_INSTRUCTIONS TO FOLLOW_
Repeat the material exactly from its first line to the line that includes "plt.rcParams['font.family'] = ['Liberation". Skip pictures.

— begin —

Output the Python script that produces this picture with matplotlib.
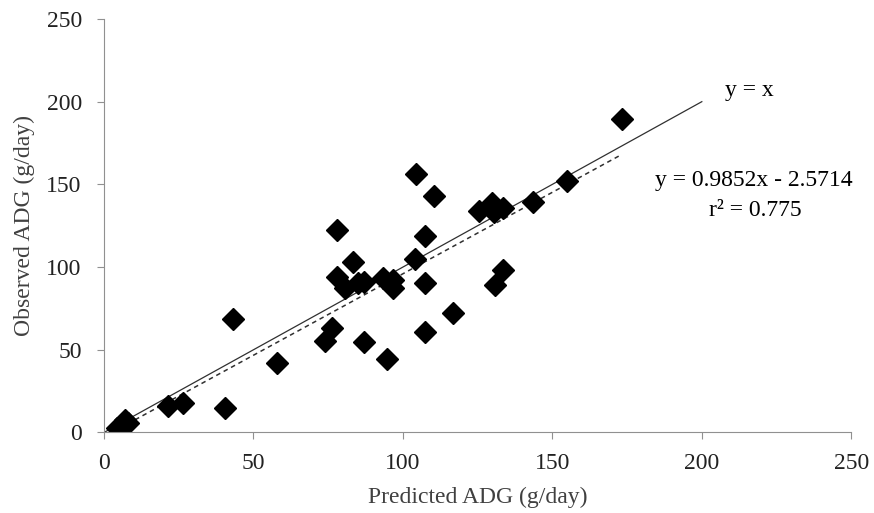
import numpy as np
import matplotlib
matplotlib.use("Agg")
from matplotlib import pyplot as plt

plt.rcParams['font.family'] = ['Liberation Serif', 'DejaVu Serif']

# predicted vs observed ADG (g/day)
predicted = [173.2, 154.8, 143.5, 125.3, 129.7, 130.5, 133.6, 133.6, 130.7, 116.9,
             110.4, 104.4, 107.3, 107.4, 107.4, 103.9, 93.5, 96.8, 96.6, 94.8,
             85.1, 87.0, 83.2, 80.7, 77.9, 78.0, 76.2, 74.0, 87.0, 57.8,
             43.3, 40.5, 26.3, 21.5, 8.1, 7.0, 4.2]
observed = [189.4, 152.2, 139.4, 133.9, 138.6, 133.5, 135.5, 98.2, 89.2, 72.0,
            143.0, 156.1, 118.8, 90.6, 60.6, 104.7, 93.2, 92.2, 87.2, 44.3,
            90.2, 91.0, 103.0, 87.2, 94.2, 122.4, 63.0, 55.5, 54.9, 41.8,
            68.6, 15.0, 17.6, 16.0, 5.9, 7.6, 2.5]

slope, intercept = 0.9852, -2.5714
fit_x = np.array([3, 173])
line_x = np.array([0, 200])

fig = plt.figure(figsize=(8.74, 5.13), dpi=100)
ax = fig.add_axes([0.119, 0.157, 0.855, 0.806])

ax.plot(line_x, line_x, color='#303030', lw=0.9)
ax.plot(fit_x, slope * fit_x + intercept, color='#303030', lw=1.1, ls=(0, (3, 2.5)))
ax.plot(predicted, observed, 'D', color='black', ms=11, ls='none')

ax.text(216, 207, 'y = x', fontsize=17, ha='center', va='center')
ax.text(217.5, 152.6, 'y = 0.9852x - 2.5714', fontsize=17, ha='center', va='center')
ax.text(218, 134.5, 'r² = 0.775', fontsize=17, ha='center', va='center')

ax.set_xlim(0, 250)
ax.set_ylim(0, 250)
ax.set_xticks(range(0, 251, 50))
ax.set_yticks(range(0, 251, 50))
ax.set_xlabel('Predicted ADG (g/day)', fontsize=17, color='#404040', labelpad=9)
ax.set_ylabel('Observed ADG (g/day)', fontsize=17, color='#404040', labelpad=8)
ax.tick_params(labelsize=17, length=5, color='#909090', direction='out', labelcolor='#222222')
ax.tick_params(axis='x', pad=10)
ax.tick_params(axis='y', pad=11)
for side in ['top', 'right']:
    ax.spines[side].set_visible(False)
for side in ['left', 'bottom']:
    ax.spines[side].set_color('#909090')

fig.savefig('out.png', dpi=100)
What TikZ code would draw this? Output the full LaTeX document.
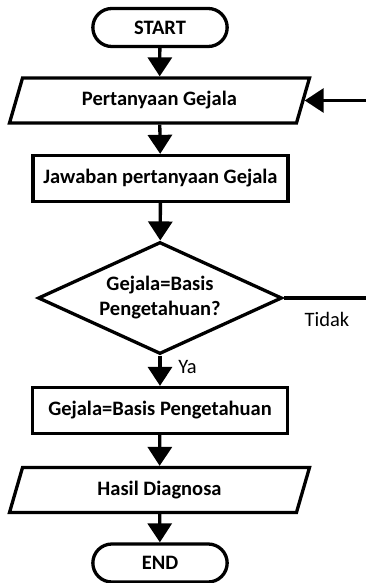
\documentclass[tikz,border=0pt]{standalone}
\usepackage{fontspec}
\setmainfont{Carlito}
\usetikzlibrary{arrows.meta, shapes.geometric, shapes.misc, positioning}

\begin{document}
\begin{tikzpicture}[x=1pt, y=1pt, line width=3.3pt,
	every node/.style={font=\fontsize{20.5}{25}\selectfont\bfseries, align=center},
	term/.style={draw, rounded rectangle, minimum width=141pt, minimum height=38pt},
	io/.style={draw, trapezium, trapezium left angle=62, trapezium right angle=118,
		trapezium stretches body=true, minimum width=300pt, minimum height=45pt},
	proc/.style={draw, rectangle, minimum width=255pt, minimum height=46pt, inner sep=2pt},
	decide/.style={draw, diamond, aspect=2.4, minimum width=244pt, minimum height=112pt, inner sep=0pt},
	lbl/.style={font=\fontsize{20.5}{25}\selectfont},
	arr/.style={-{Triangle[length=19pt,width=24pt]}}]
	\useasboundingbox (0,0) rectangle (365,-583);
	\node[term] (start) at (160,-27.5) {START};
	\node[io] (input) at (159.5,-100.5) {Pertanyaan Gejala};
	\node[proc] (answer) at (160.5,-178.5) {Jawaban pertanyaan Gejala};
	\node[decide] (check) at (160,-298) {Gejala=Basis\\Pengetahuan?};
	\node[proc] (match) at (160,-410.5) {Gejala=Basis Pengetahuan};
	\node[io] (result) at (159.5,-490) {Hasil Diagnosa};
	\node[term] (finish) at (160,-563) {END};
	\coordinate (loop) at (372,-298);
	% labels of the decision
	\node[lbl] (no) at (327,-319) {Tidak};
	\node[lbl] (yes) at (187.5,-366.5) {Ya};
	% arrows
	\draw[arr] (start) -- (input);
	\draw[arr] (input) -- (answer);
	\draw[arr] (answer) -- (check);
	\draw[arr] (check) -- (match);
	\draw[arr] (match) -- (result);
	\draw[arr] (result) -- (finish);
	\draw[arr] (check.east) -- (loop) |- (input.east);
\end{tikzpicture}
\end{document}
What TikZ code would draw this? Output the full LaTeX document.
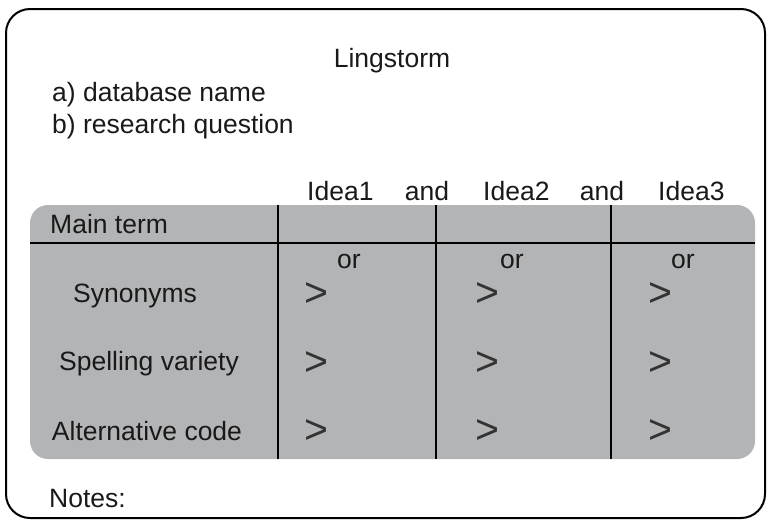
\documentclass[tikz,border=0pt]{standalone}
\usepackage{fontspec}
\setmainfont{Liberation Sans}
\definecolor{tblgray}{RGB}{179,180,182}
\begin{document}
\begin{tikzpicture}[x=1pt,y=-1pt,
  lbl/.style={font=\fontsize{26.5}{30}\selectfont, inner sep=0pt, text=black!90},
  gt/.style={font=\fontsize{41}{44}\selectfont, inner sep=0pt, text=black!80},
  rule/.style={line width=2.6pt, black}]
\useasboundingbox (0,0) rectangle (768,520);
\draw[line width=2pt, rounded corners=24pt] (6,9) rectangle (765,518);
\fill[tblgray, rounded corners=18pt] (30,205) rectangle (755,459);
\draw[rule] (30,243) -- (755,243);
\draw[rule] (278,205) -- (278,459);
\draw[rule] (436,205) -- (436,459);
\draw[rule] (611,205) -- (611,459);
\node[lbl, anchor=base] (title) at (392,67) {Lingstorm};
\node[lbl, anchor=base west] (qa) at (52,101) {a) database name};
\node[lbl, anchor=base west] (qb) at (52,133) {b) research question};
\node[lbl, anchor=base west] (i1) at (307,200) {Idea1};
\node[lbl, anchor=base] (and1) at (427,200) {and};
\node[lbl, anchor=base west] (i2) at (483,200) {Idea2};
\node[lbl, anchor=base] (and2) at (602,200) {and};
\node[lbl, anchor=base west] (i3) at (658,200) {Idea3};
\node[lbl, anchor=base west] (main) at (50,233) {Main term};
\node[lbl, anchor=base] (syn) at (135,302) {Synonyms};
\node[lbl, anchor=base] (spell) at (149,370) {Spelling variety};
\node[lbl, anchor=base] (alt) at (147,440) {Alternative code};
\node[lbl, anchor=base] (or1) at (349,268) {or};
\node[lbl, anchor=base] (or2) at (512,268) {or};
\node[lbl, anchor=base] (or3) at (683,268) {or};
\node[gt, anchor=base west] (g11) at (304,306.5) {>};
\node[gt, anchor=base west] (g12) at (475,306.5) {>};
\node[gt, anchor=base west] (g13) at (648,306.5) {>};
\node[gt, anchor=base west] (g21) at (304,375.5) {>};
\node[gt, anchor=base west] (g22) at (475,375.5) {>};
\node[gt, anchor=base west] (g23) at (648,375.5) {>};
\node[gt, anchor=base west] (g31) at (304,443.5) {>};
\node[gt, anchor=base west] (g32) at (475,443.5) {>};
\node[gt, anchor=base west] (g33) at (648,443.5) {>};
\node[lbl, anchor=base west] (notes) at (49,507) {Notes:};
\end{tikzpicture}
\end{document}
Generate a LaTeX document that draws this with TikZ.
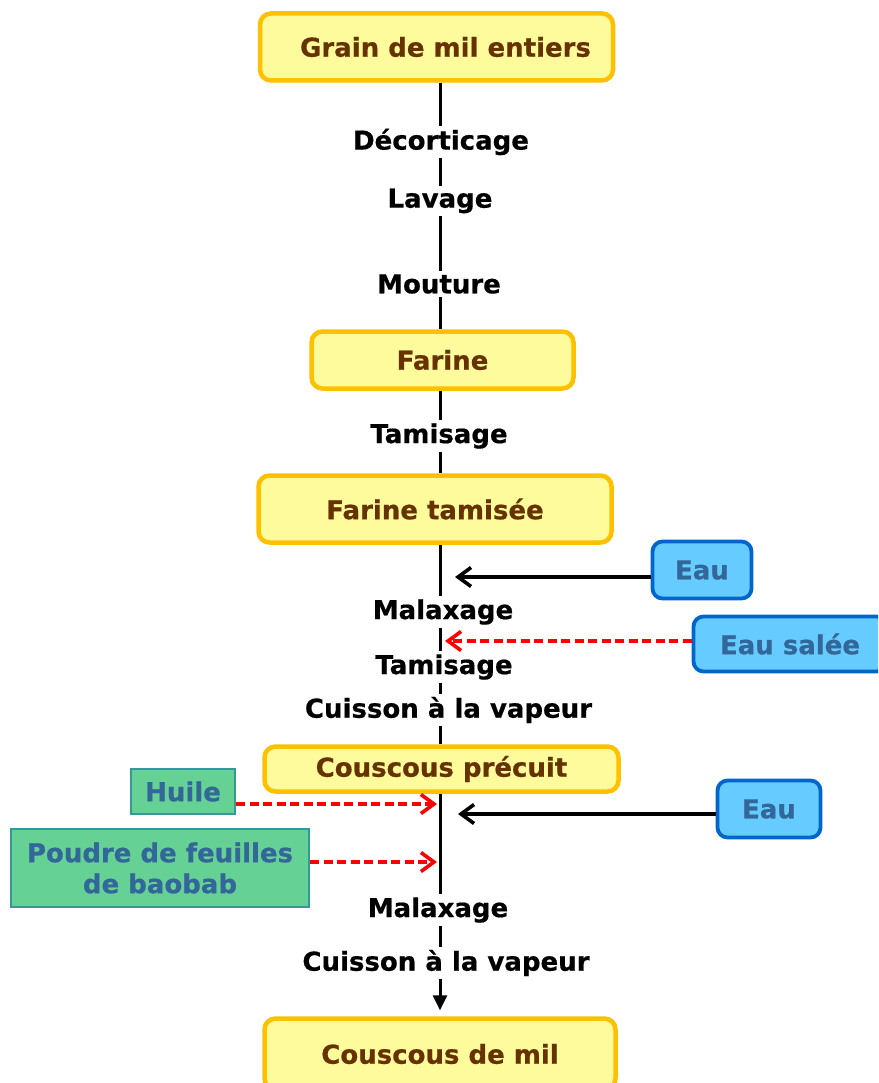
\documentclass[tikz,border=0pt]{standalone}
\usepackage{fontspec}
\setmainfont{DejaVu Sans}[BoldFeatures={FakeBold=0.6}]
\usetikzlibrary{arrows.meta}
\definecolor{boxfill}{HTML}{FDFB9C}
\definecolor{boxedge}{HTML}{FFC000}
\definecolor{boxtext}{HTML}{663300}
\definecolor{waterfill}{HTML}{66CCFF}
\definecolor{wateredge}{HTML}{0066CC}
\definecolor{inputtext}{HTML}{336699}
\definecolor{greenfill}{HTML}{66D194}
\definecolor{greenedge}{HTML}{339999}
\begin{document}
\begin{tikzpicture}[x=1pt,y=-1pt,
  font=\fontsize{26}{31}\selectfont\bfseries,
  product/.style={draw=boxedge, fill=boxfill, line width=4.5pt, rounded corners=11pt,
    text=boxtext, inner sep=0pt},
  water/.style={draw=wateredge, fill=waterfill, line width=3.8pt, rounded corners=10pt,
    text=inputtext, inner sep=0pt},
  additive/.style={draw=greenedge, fill=greenfill, line width=2.8pt,
    text=inputtext, inner sep=0pt, align=center},
  stage/.style={text=black, inner sep=3pt},
  flow/.style={line width=3pt, black},
  feed/.style={line width=3.6pt, black, -{Straight Barb[length=13pt,width=19pt]}},
  dosage/.style={feed, red, dash pattern=on 9pt off 4.5pt}]
\clip (0,0) rectangle (878,1083);
\fill[white] (0,0) rectangle (878,1083);
\coordinate (X) at (440,0);

% main products
\node[product, minimum width=353pt, minimum height=67pt] (grain) at (436.5,47) {\hspace*{18pt}Grain de mil entiers};
\node[product, minimum width=262pt, minimum height=57pt] (farine) at (442.5,360) {Farine};
\node[product, minimum width=353pt, minimum height=67pt] (tamisee) at (435,509) {Farine tamisée};
\node[product, minimum width=354pt, minimum height=45pt] (precuit) at (441.5,769) {Couscous précuit};
\node[product, minimum width=351pt, minimum height=71pt] (mil) at (440,1054) {Couscous de mil};

% unit operations
\node[stage] (dec) at (441,142) {Décorticage};
\node[stage] (lav) at (440,201) {Lavage};
\node[stage] (mou) at (439,284) {Mouture};
\node[stage] (tam1) at (439,436) {Tamisage};
\node[stage] (mal1) at (443,612) {Malaxage};
\node[stage] (tam2) at (444,667) {Tamisage};
\node[stage] (cui1) at (448.5,710) {Cuisson à la vapeur};
\node[stage] (mal2) at (438,910) {Malaxage};
\node[stage] (cui2) at (446,963) {Cuisson à la vapeur};

% ingredients
\node[water, minimum width=99pt, minimum height=57pt] (eau1) at (702,570) {Eau};
\node[water, minimum width=193pt, minimum height=55pt] (salee) at (790,644) {Eau salée};
\node[water, minimum width=103pt, minimum height=57pt] (eau2) at (769,809) {Eau};
\node[additive, minimum width=104pt, minimum height=45pt] (huile) at (183,791.5) {Huile};
\node[additive, minimum width=298pt, minimum height=78pt] (poudre) at (160,868) {Poudre de feuilles\\de baobab};

% main process line
\draw[flow] (grain.south -| X) -- (dec.north -| X);
\draw[flow] (dec.south -| X) -- (lav.north -| X);
\draw[flow] (lav.south -| X) -- (mou.north -| X);
\draw[flow] (mou.south -| X) -- (farine.north -| X);
\draw[flow] (farine.south -| X) -- (tam1.north -| X);
\draw[flow] (tam1.south -| X) -- (tamisee.north -| X);
\draw[flow] (tamisee.south -| X) -- (mal1.north -| X);
\draw[flow] (mal1.south -| X) -- (tam2.north -| X);
\draw[flow] (tam2.south -| X) -- (cui1.north -| X);
\draw[flow] (cui1.south -| X) -- (precuit.north -| X);
\draw[flow] (precuit.south -| X) -- (mal2.north -| X);
\draw[flow] (mal2.south -| X) -- (cui2.north -| X);
\draw[flow, -{Triangle[length=15pt,width=14pt]}, shorten >=6pt] (cui2.south -| X) -- (mil.north -| X);

% inputs
\coordinate (in1) at (455,577);
\coordinate (in2) at (445,641);
\coordinate (in3) at (437,804);
\coordinate (in4) at (458,814);
\coordinate (in5) at (437,862);
\draw[feed] (eau1.west |- in1) -- (in1);
\draw[dosage] (salee.west |- in2) -- (in2);
\draw[dosage] (huile.east |- in3) -- (in3);
\draw[feed] (eau2.west |- in4) -- (in4);
\draw[dosage] (poudre.east |- in5) -- (in5);
\end{tikzpicture}
\end{document}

— end —

_PROBLEM SOLUTION_
Output the Python script that produces this picture with matplotlib.
import numpy as np
import matplotlib
matplotlib.use("Agg")
from matplotlib import pyplot as plt

plt.rcParams['font.family'] = ['Liberation Serif', 'DejaVu Serif']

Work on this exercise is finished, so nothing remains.